A recent investigation by the Daily Telegraph newspaper has exposed that the number of hospitals recently admitting to delays in A&E of 20 hours or more has doubled in just a year. Some patients are waiting in A&E for up to two days due to the growing NHS beds crisis.
Figures indicate that during the winter, a third of NHS Trusts experienced waits of at least 20 hours – with some unfortunate patients having to wait in A&E for as much as 46 hours.
During the previous year, only one out of every six trusts recorded waits in A&E of more than 20 hours, according to a Freedom of Information Act request.
Responding to the report, charities said the figures were “extraordinary” and “alarming”, and claimed they were evidence that hospitals were now routinely running out of capacity for new admissions as they became overcrowded.
“Bed-blocking”, a term which the NHS itself does not like to use, also reached record levels this winter. Rising numbers of elderly or vulnerable patients were being left in hospital due to a lack of assistance and social services support to allow them to go home.
The latest figures show that occupancy rates hit an all-time high in the last quarter of 2014, at 89.5%.
In order to reduce infection rates the recommended maximum occupancy is 85%, but in the weeks leading up to Christmas some hospitals reached levels of 99.5%. Head of the Royal College of Nursing, Dr Peter Carter, has reacted strongly, describing the numbers as “astounding and horrifying”.

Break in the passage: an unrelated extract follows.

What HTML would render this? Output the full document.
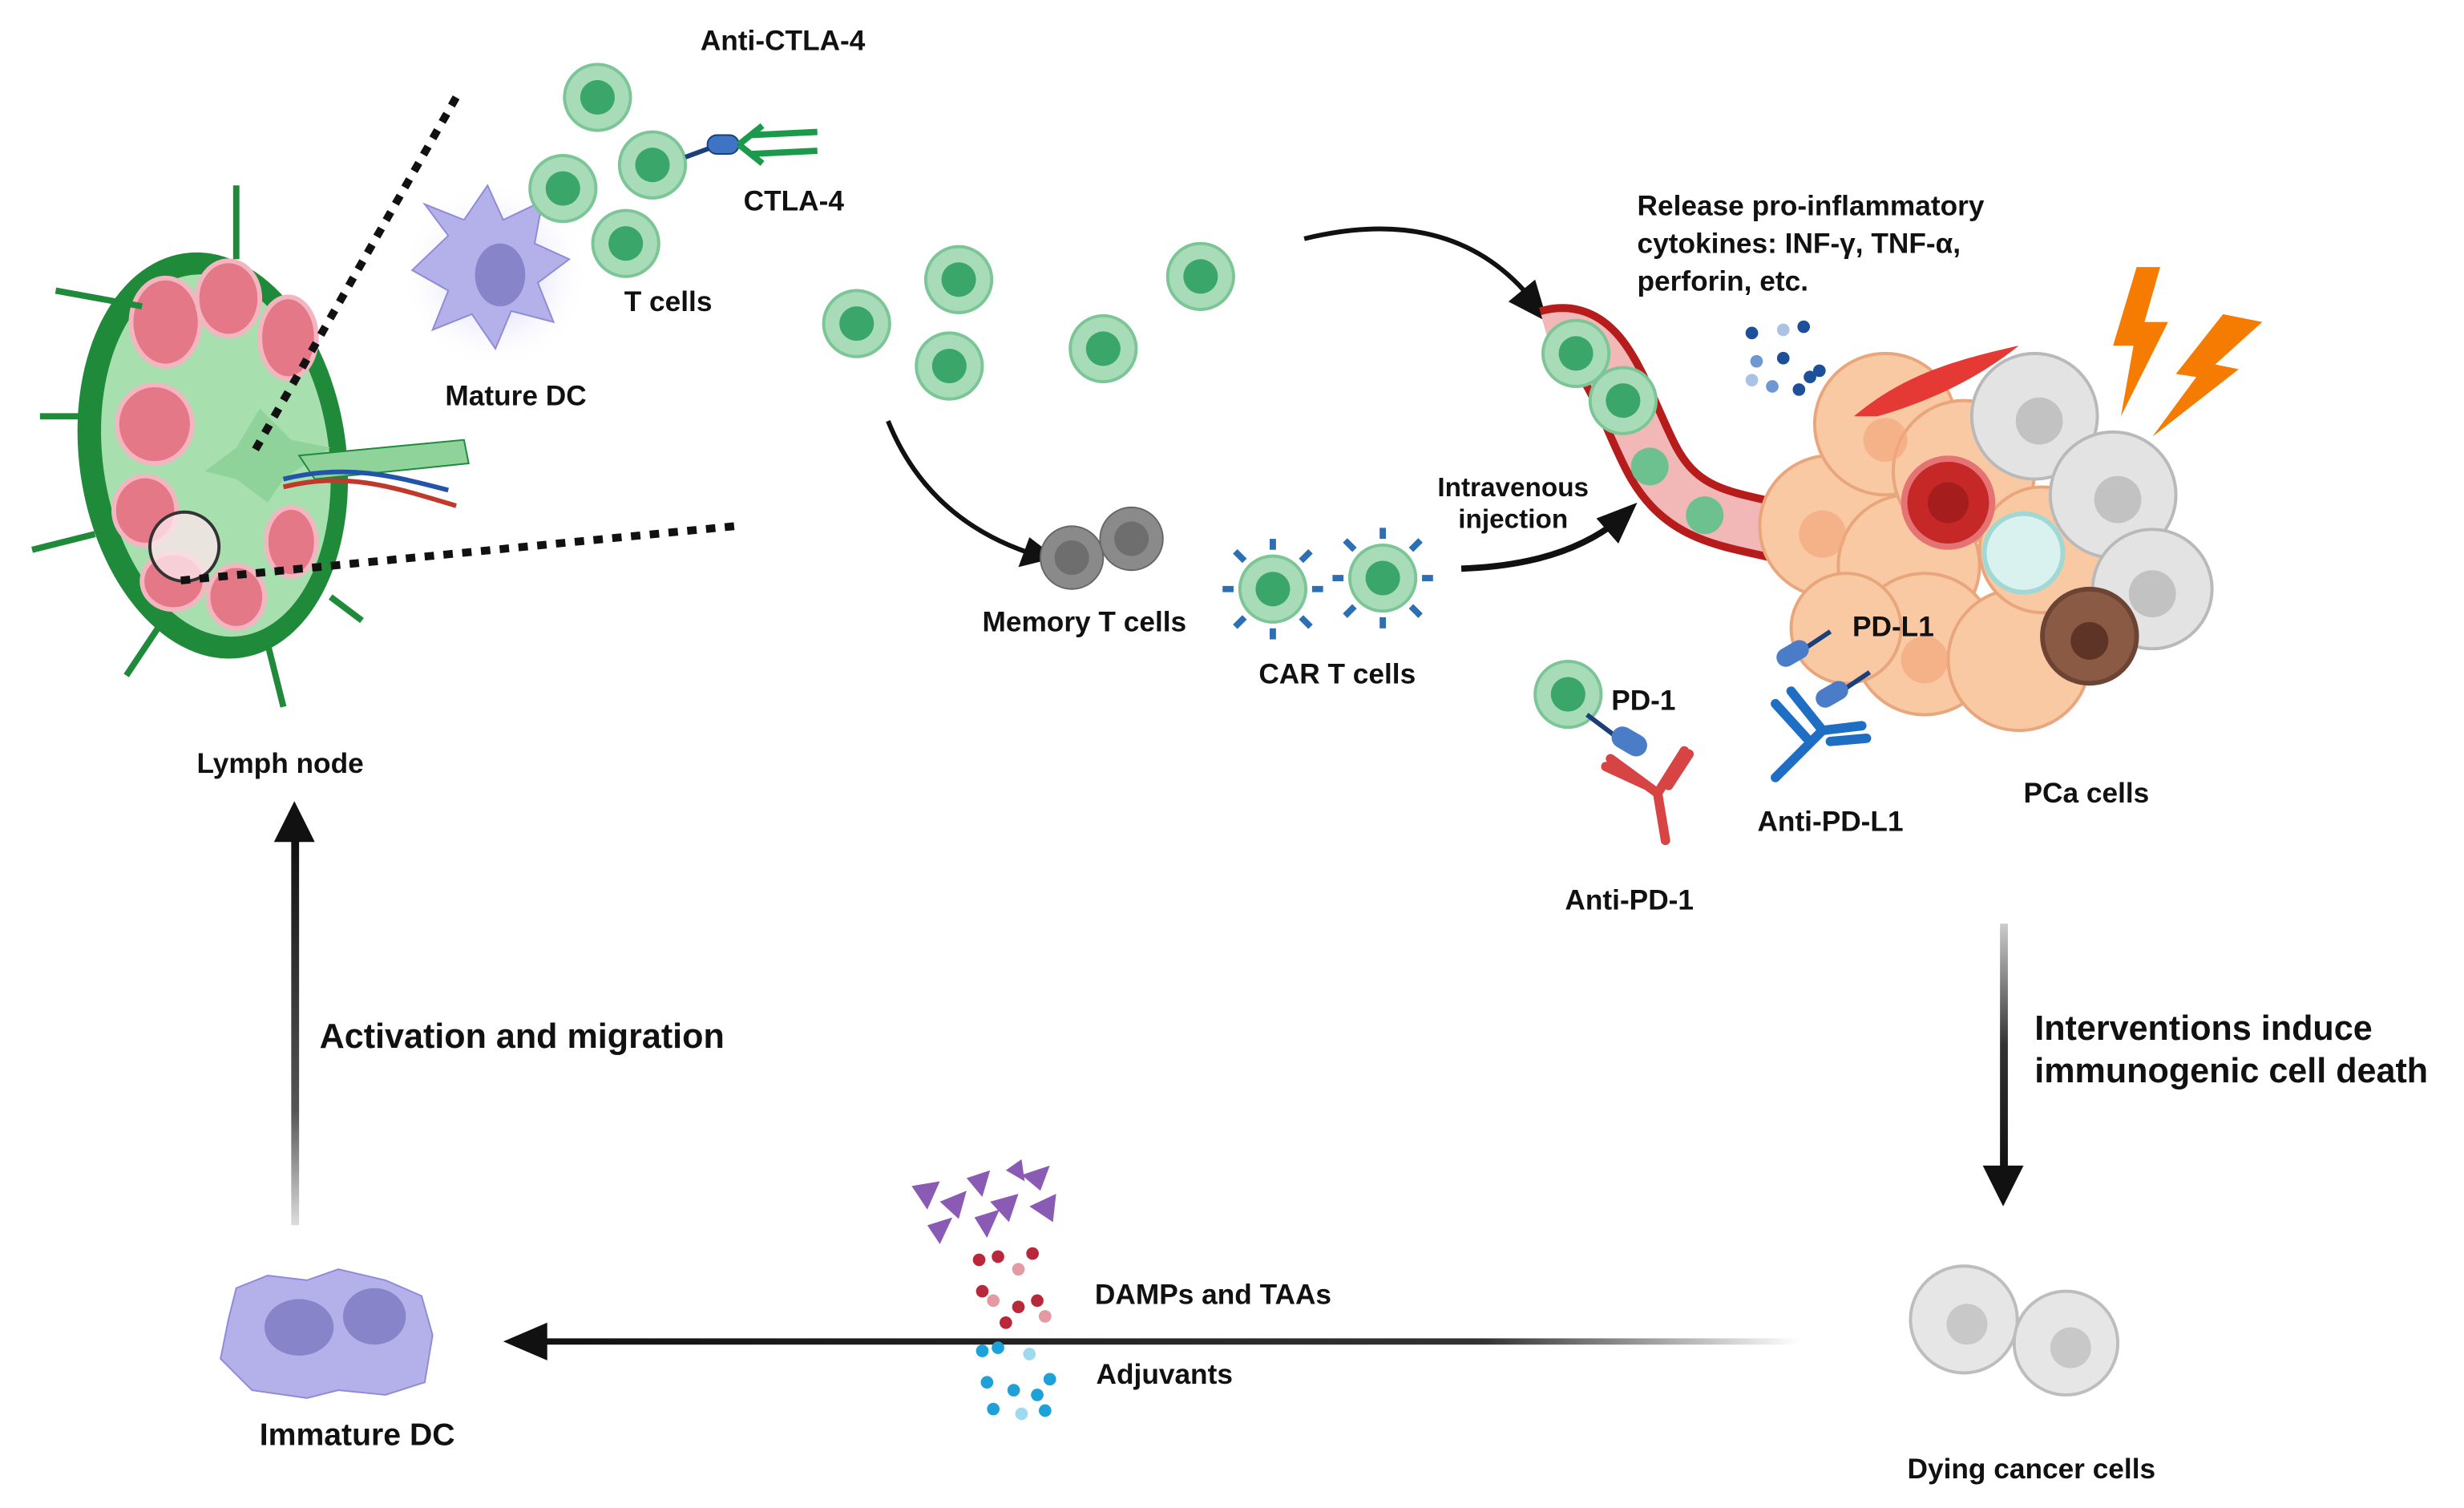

According to the investigation by the Telegraph, all Trusts in England who operated a large A&E department were requested to provide details of how long people stayed in A&E over the last two winters.
Several Trusts refused to supply figures, saying it could compromise patient confidentiality. 45 Trusts did supply figures spanning both winters. 41 of those showed A&E stays of over 12 hours, and 16 admitted to patients being kept in A&E for 20 hours or more.
East Kent Hospitals University Foundation Trust was the organisation which admitted to the longest stay of 45 hours and 59 minutes, which was experienced by a patient suffering from mental health difficulties and who was eventually admitted to a different ward.
Across the country, the figures show a deteriorating picture. Last winter, 80% of trusts which provided figures said that they had experienced A&E delays of 12 hours of more. In the previous year, this figure was only 71%, and in 2009/10 only 64%.
A&E performance is measured by the percentage of patients who are treated in under four hours in a system set up by the last Labour government. The latest prove that the full target of achieving this standard in 95% of cases has not been hit in a year.
Only 91.8% of patients were seen in the four hour window between January and March, which was the worst quarterly performance since first measurements in 2004.
NHS Trusts are also required to issue figures to central management about the number of patients waiting in A&E for over 4 and over 12 hours after doctors have decided to admit them. However, there is no requirement to report on patients after 12 hours has passed, leading to worries that these patients are considered lower priority.